Published on November 19th, 20140
Take note of Indian folk artistes, Bollywood: Santosh Sawant
Noted folk music artist and now film director, Santosh Sawant wants Bollywood to feature more folk music to popularise it.
by The Editors | firstname.lastname@example.org
Maharashtra has a rich tradition of folk music but many popular forms of folk music entertainment such as Bharuds, Gondhals, Lavanis, Povadas, Bhaleris, Palanes and Artya have slowly gone off the radar, and are now on their way to extinction. It is a sad state of affairs indeed, that people have forgotten the folk forms peculiar to their home States, as Hindi film music pervades our collective music consciousness.
Actor, filmmaker and music composer Santosh Sawant, aka ‘Pawa’ (meaning ‘flute’ in Marathi), wants the new BJP Government in Maharashtra to save folk singers in the State who are struggling for survival. ‘Pawa’ is a gifted folk singer himself, who tried, unsuccessfully, to gain acceptance in Bollywood – owing to his non-mainstream voice. He is known as a foremost exponent of ‘jhamela’, a form of folk song that throws light on the complexities and tragedies of life. “But I persevered and cut an album with the help of T-series in 2010,” he says. “It was called Voice of The Heart. I am now ready to launch my debut Hindi feature film project titled Jhamela which will showcase the life of a folk singer.” The film is inspired by Sawant’s own life and details jhamela as an art form, among other things. “I hope to make folk music more popular through this film. I shall first show it at 45 renowned international film festivals before showcasing it in India,” says Santosh.
Why the spotlight on folk music?
‘Pawa’ is an engineer by qualification who was born in Ratnagiri but who came to Mumbai for higher studies and stayed on. He had a successful career in the machinery exports business, but his love for music often made him restless. “I was born in the idyllic Kolisare in Ratnagiri, which has lush green hills on one side and pristine virgin beaches on the other side.
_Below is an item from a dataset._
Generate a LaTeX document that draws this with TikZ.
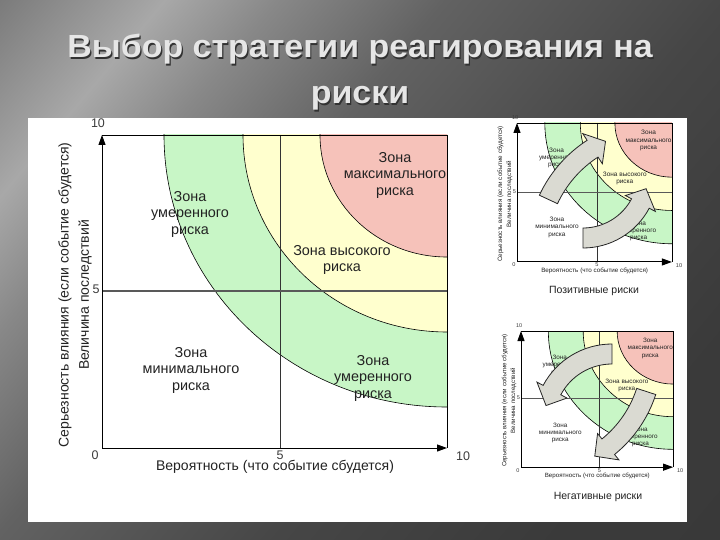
\documentclass[tikz,border=0pt]{standalone}
\usepackage{fontspec}
\setmainfont{Liberation Sans}
\usetikzlibrary{arrows.meta}
\definecolor{zgreen}{RGB}{200,246,198}
\definecolor{zyellow}{RGB}{255,255,206}
\definecolor{zred}{RGB}{246,194,186}
\definecolor{arrfill}{RGB}{218,218,210}
\definecolor{txt}{RGB}{34,34,34}
\definecolor{ticktxt}{RGB}{60,60,60}
\definecolor{titlec}{RGB}{230,230,230}
\definecolor{titlesh}{RGB}{50,50,50}
\definecolor{bgA}{RGB}{112,112,112}
\definecolor{bgB}{RGB}{122,122,122}
\definecolor{bgC}{RGB}{168,168,168}
\definecolor{bgD}{RGB}{136,136,136}
\definecolor{bgE}{RGB}{98,98,98}
\definecolor{bgF}{RGB}{70,70,70}
\definecolor{bgG}{RGB}{58,58,58}
\definecolor{bgH}{RGB}{54,54,54}
\pgfdeclarehorizontalshading{bgsh}{100bp}{color(0bp)=(bgA); color(29bp)=(bgB); color(35bp)=(bgC); color(39bp)=(bgD); color(45bp)=(bgE); color(55bp)=(bgF); color(65bp)=(bgG); color(100bp)=(bgH)}
\tikzset{
  zone/.style={align=center, font=\fontsize{14.4}{16.5}\selectfont, text=txt, inner sep=0pt},
  tick/.style={font=\fontsize{12.5}{14}\selectfont, text=ticktxt, inner sep=0pt},
  axlabel/.style={font=\fontsize{14}{16}\selectfont, text=txt, inner sep=0pt},
  ring/.style={draw=black, line width=0.6pt},
  gridv/.style={draw=black!80, line width=0.7pt},
  gridh/.style={draw=black!65, line width=1.1pt},
  frameline/.style={draw=black, line width=0.8pt},
  axisline/.style={draw=black, line width=1pt, -{Triangle[length=10pt,width=7pt]}},
  bigarrow/.style={fill=arrfill, draw=black!85, line width=0.8pt, line join=miter},
  subtitle/.style={font=\fontsize{10.5}{12}\selectfont, text=txt, inner sep=0pt},
  titletext/.style={font=\fontsize{32}{36}\bfseries\selectfont, inner sep=0pt, anchor=base, xscale=1.06}
}
\newcommand\riskchart[1]{%
  \begin{scope}
    \clip (0,0) rectangle (345,313);
    \fill[zgreen] (345,0) ellipse [x radius=283, y radius=272];
    \fill[zyellow] (345,0) ellipse [x radius=204, y radius=197];
    \fill[zred] (345,0) ellipse [x radius=127, y radius=122];
    \draw[ring] (345,0) ellipse [x radius=283, y radius=272];
    \draw[ring] (345,0) ellipse [x radius=204, y radius=197];
    \draw[ring] (345,0) ellipse [x radius=127, y radius=122];
  \end{scope}
  \draw[gridv] (178,0) -- (178,313);
  \draw[gridh] (0,156) -- (345,156);
  \draw[frameline] (0,0) -- (345,0) -- (345,313);
  \draw[axisline] (0,313) -- (0,0);
  \draw[axisline] (0,313) -- (345,313);
  \node[zone] (#1-mod1) at (88,79) {Зона\\умеренного\\риска};
  \node[zone] (#1-max) at (293,40) {Зона\\максимального\\риска};
  \node[zone] (#1-high) at (240,125) {Зона высокого\\риска};
  \node[zone] (#1-min) at (89,235) {Зона\\минимального\\риска};
  \node[zone] (#1-mod2) at (271,243) {Зона\\умеренного\\риска};
  \node[tick] (#1-t10y) at (-4,-12) {10};
  \node[tick] (#1-t5y) at (-6,154) {5};
  \node[tick] (#1-t0) at (-7,320) {0};
  \node[tick] (#1-t5x) at (178,320) {5};
  \node[tick] (#1-t10x) at (361,321) {10};
  \node[axlabel] (#1-xl) at (173,332) {Вероятность (что событие сбудется)};
  \node[axlabel, rotate=90] (#1-yl1) at (-37,160) {Серьезность влияния (если событие сбудется)};
  \node[axlabel, rotate=90] (#1-yl2) at (-17,160) {Величина последствий};
}
% cx, cy, R, start angle, end angle, half width, head half width, tip angle
\newcommand\fatarrow[8]{%
  \begin{scope}[shift={(#1,#2)}]
    \filldraw[bigarrow] ({#4}:{#3+#6}) arc[start angle={#4}, end angle={#5}, radius={#3+#6}]
      -- ({#5}:{#3+#7}) -- ({#8}:{#3}) -- ({#5}:{#3-#7}) -- ({#5}:{#3-#6})
      arc[start angle={#5}, end angle={#4}, radius={#3-#6}] -- cycle;
  \end{scope}}
\begin{document}
\begin{tikzpicture}[x=1pt,y=-1pt]
\useasboundingbox (0,0) rectangle (720,540);
\begin{scope}
  \clip (0,0) rectangle (720,540);
  \shade[shading=bgsh, shading angle=-40] (-180,-270) rectangle (900,810);
\end{scope}
% title
\node[titletext, text=titlesh] (t1s) at (361.2,59.2) {Выбор стратегии реагирования на};
\node[titletext, text=titlec] (t1) at (360,58) {Выбор стратегии реагирования на};
\node[titletext, text=titlesh] (t2s) at (361.2,105.2) {риски};
\node[titletext, text=titlec] (t2) at (360,104) {риски};
% white panel
\fill[white] (28,118) rectangle (687,522);
% main chart
\begin{scope}[shift={(102,135)}]
  \riskchart{m}
\end{scope}
% small charts
\begin{scope}[shift={(517,123)}, xscale=0.449, yscale=0.444, transform shape]
  \riskchart{p}
\end{scope}
\begin{scope}[shift={(521,331)}, xscale=0.441, yscale=0.435, transform shape]
  \riskchart{n}
\end{scope}
% curved arrows
\fatarrow{659}{251}{122}{205}{237}{10}{18}{244}
\fatarrow{583}{173}{65}{90}{28}{10}{17}{14}
\fatarrow{612}{422}{68}{270}{208}{10}{17}{194}
\fatarrow{534}{355}{118}{18}{51}{10}{17}{59}
% subtitles
\node[subtitle] (pos) at (594,291) {Позитивные риски};
\node[subtitle] (neg) at (598,497) {Негативные риски};
\end{tikzpicture}
\end{document}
People here were totally disconnected from the modern world, and I grew up in a culture of folk music, folk dances and folk plays which were displayed during the Jalsa, a local fair prevalant in Konkan,” he remembers, adding that his performances at these fairs earned him the ‘Pawa’ nickname.
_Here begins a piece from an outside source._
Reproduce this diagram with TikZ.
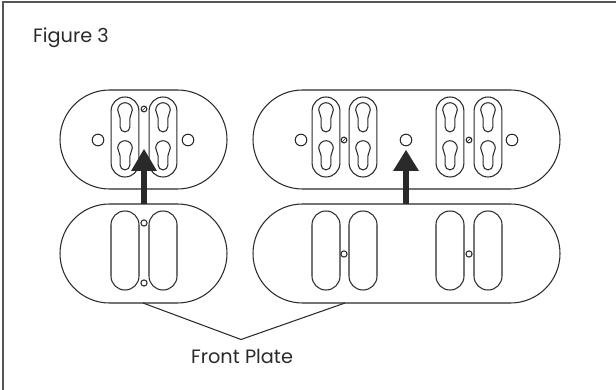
\documentclass[tikz,border=0pt]{standalone}
\usepackage{fontspec}
\setmainfont{Poppins}
\definecolor{ink}{HTML}{2A2A2A}
\tikzset{
  outline/.style={draw=ink,line width=1.05pt},
  frameline/.style={draw=ink!80,line width=1.3pt},
  pill/.style={outline,fill=white},
  label/.style={text=ink,font=\fontsize{19.3}{22}\selectfont,inner sep=0pt,anchor=base west},
  shaft/.style={draw=ink,line width=6pt},
  head/.style={fill=ink,draw=none}
}
\newcommand{\keyhole}[2]{%
  \draw[outline] (#1-4.9,#2+10) -- (#1-4.9,#2+19)
    .. controls (#1-4.9,#2+21.7) and (#1-2.7,#2+23.9) .. (#1,#2+23.9)
    .. controls (#1+2.7,#2+23.9) and (#1+4.9,#2+21.7) .. (#1+4.9,#2+19)
    -- (#1+4.9,#2+10)
    .. controls (#1+4.9,#2+7) and (#1+7.3,#2+5) .. (#1+7.3,#2+2)
    .. controls (#1+7.3,#2-2) and (#1+4,#2-5.3) .. (#1,#2-5.3)
    .. controls (#1-4,#2-5.3) and (#1-7.3,#2-2) .. (#1-7.3,#2+2)
    .. controls (#1-7.3,#2+5) and (#1-4.9,#2+7) .. cycle;}
\newcommand{\slotkeys}[1]{%
  \draw[outline,rounded corners=13.9pt] (#1-13.9,97) rectangle (#1+13.9,177);
  \keyhole{#1}{108}\keyhole{#1}{146}}
\begin{document}
\begin{tikzpicture}[x=1pt,y=-1pt]
\useasboundingbox (0,0) rectangle (616,390);
\draw[frameline] (3,390) -- (3,2) -- (616,2);
\node[label] (fig) at (33,43) {Figure 3};
% top pills
\draw[pill,rounded corners=49.5pt] (60,90) rectangle (227,189);
\draw[pill,rounded corners=49.5pt] (253,90) rectangle (560,189);
% bottom pills
\draw[pill,rounded corners=49.5pt] (60,204) rectangle (227,303);
\draw[pill,rounded corners=49.5pt] (253,204) rectangle (560,303);
% keyhole slots
\slotkeys{125}\slotkeys{163}
\slotkeys{326}\slotkeys{363}\slotkeys{450}\slotkeys{488}
% top circles
\foreach \p in {(98,140),(188,140),(301,140),(406,140),(512,140)}
  \draw[outline] \p circle[radius=5.8];
\foreach \p in {(144,109),(344,140),(469,140)}{
  \draw[outline] \p circle[radius=2.9];
  \draw[ink,line width=0.7pt] \p ++(-1.8,1.8) -- ++(3.6,-3.6);
}
% bottom slots
\foreach \a/\b in {111/139,149/177,312/340,349/377,436/464,474/502}
  \draw[outline,rounded corners=13.9pt] (\a,211) rectangle (\b,290);
\foreach \p in {(144,223),(144,283),(344,254),(469,254)}
  \draw[outline] \p circle[radius=3.1];
% arrows
\coordinate (a1) at (144,204);
\coordinate (t1) at (144,149);
\coordinate (a2) at (406,204);
\coordinate (t2) at (406,150);
\draw[shaft] (a1) -- (144,168);
\fill[head] (t1) -- (157,171) -- (131,171) -- cycle;
\draw[shaft] (a2) -- (406,168);
\fill[head] (t2) -- (419,171) -- (393,171) -- cycle;
% leader lines
\node[label] (fp) at (191,363) {Front Plate};
\coordinate (l1) at (143,303);
\coordinate (l2) at (345,303);
\coordinate (apex) at (241,339.5);
\draw[outline] (l1) -- (apex) -- (l2);
\end{tikzpicture}
\end{document}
He claims he has an acting degree from London, and speaks with bitterness of how Bollywood shunned him because “they didn’t want to take a chance with an actor who dabbled in folk music.” Today, he says he works to further the cause of folk music in India and abroad.
Incidentally, during the recent State Elections, the BJP was said to employ around 200 folk singers to campaign for it. Says ‘Pawa’, “I want the BJP to continue its association with folk singers through scholarships, donations and other forms of support.
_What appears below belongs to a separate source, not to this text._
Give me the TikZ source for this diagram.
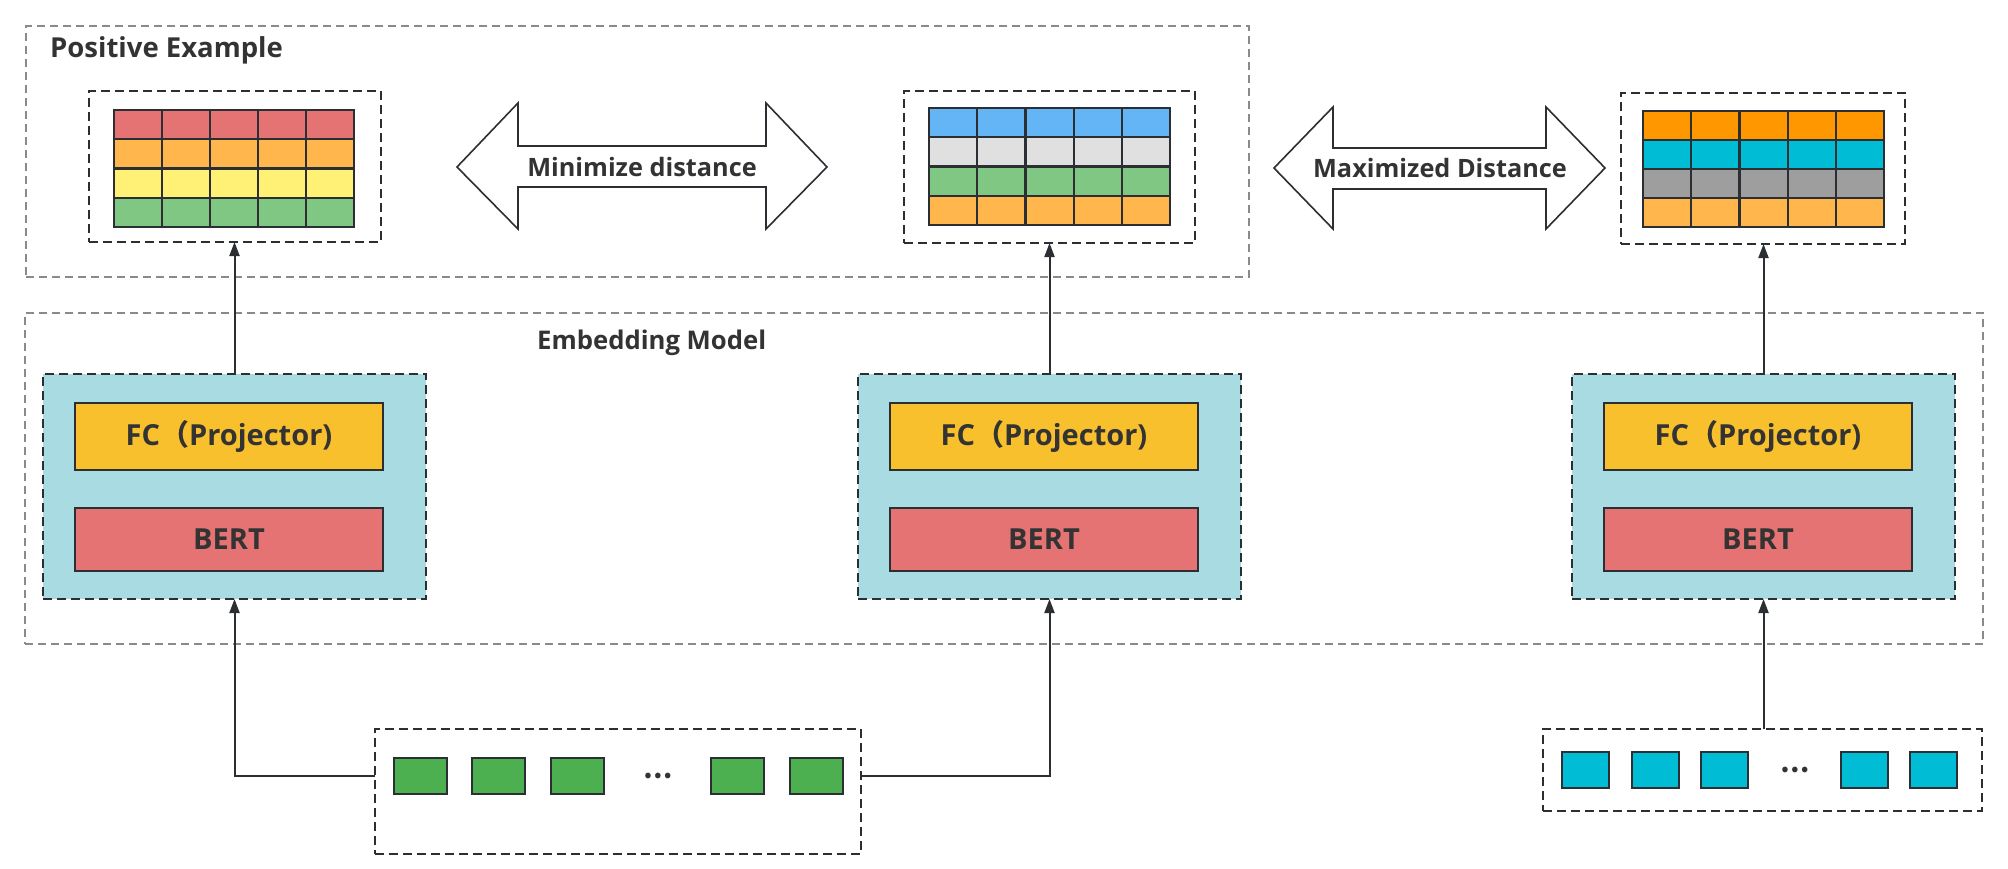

“Maharashtra’s zestful folk music has the power to hold the audience spellbound. Folk songs have often formed an important part of Indian movies and some of them are memorable to the day. They are melodious, tug at your heart and often end up having repeat value. While folks songs from different regions have gained mass popularity, it is the original folk singer who somewhere down the line faded into oblivion. Rarely has Bollywood rallied around any folk artiste to give them mass coverage and publicity. I think Bollywood should stop neglecting folk singers.”
At present, folk music is being practiced in the approximately 50 Kala Kendras across Maharashtra, most of them in the Marathwada region. There are around 130 travelling Tamasha troupes that perform seasonally and approximately 15 full-time troupes that perform all through the year. Nearly all of them are fighting for survival.
“The modern film viewer has a warped and skewed notion of folk music as most of it is fed by what various regional and national movie industries are churning out. For example, for the viewer, a Lavani is just another item number adding masala to a movie. To add insult to injury, these dances are performed by mainstream actresses, as no one wants to cast the women who have lived and breathed this dance for centuries,” ‘Pawa’ fumes.
Ask him if anybody’s really interested in folk music these days, and he says, “Of course people are interested, they just need to be exposed to folk music. I have my own band, and we have taken Jhamela all across India and even abroad. We use traditional instruments like harmonium and dholki while staging our folk songs and plays. People love the simplicity associated with our songs which we use to denote the great complexities that human life deals with regularly.”
‘Pawa’ says he hopes his film will find resonance even among the urban viewers. “We need to make our folk music, and our folk artistes, more mainstream,” he says. “It is unfortunate that so many are living in oblivion and poverty.”